Cricket World Cup 1999: Australia vs South Africa

This was an agonising semi-final contest that toyed with the emotions of both sets of supporters, with neither team able to get away.

At one stage, you would have put the house on Australia winning, but then an hour later it looked like South Africa couldn’t lose; it was was simply the most exhilarating game of World Cup cricket to be played and one dubbed the greatest ODI of them all.

Chasing Australia’s modest target of 213, the Proteas started off well, getting up to 48 without loss until Steve Waugh tossed the ball to Shane Warne. In the blink of an eye, the score changed to 53/3, and the odds at betting sites were turned.

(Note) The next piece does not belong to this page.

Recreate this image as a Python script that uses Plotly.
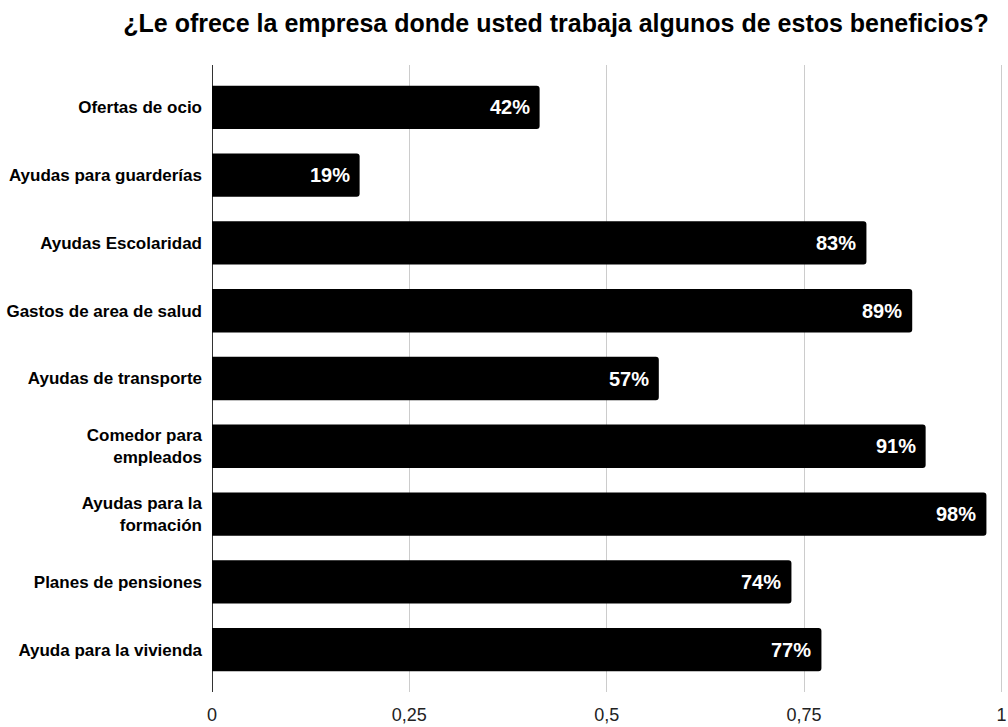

This cat and mouse carried on all the way through the South African chase. Eventually, it came down to the last over, with the Proteas needing nine off six balls.

Lance Klusener took strike and sent the first two balls of the over crashing into the fence for four. The scores were tied and all South Africa needed was one run off the next four balls.

Damien Fleming managed to bowl a dot ball next up, but his fourth ball of the over was hit down the ground and off Klusener set to complete the winning run.

However, his partner at the other end, Allan Donald, was ball watching, and given the noise of the raucous crowd, he couldn't hear Klusener’s shout of "run!".

In one of the worst mix-ups the game has ever seen, both Proteas batsmen ended up at the same end as Gilchrist whipped the bails off to send South Africa out the tournament.

There can be no greater World Cup game than this, purely because of the sheer drama it dished up. Indeed, most of those watching that day are still in a state of disbelief at how it all played on an overcast day in Birmingham.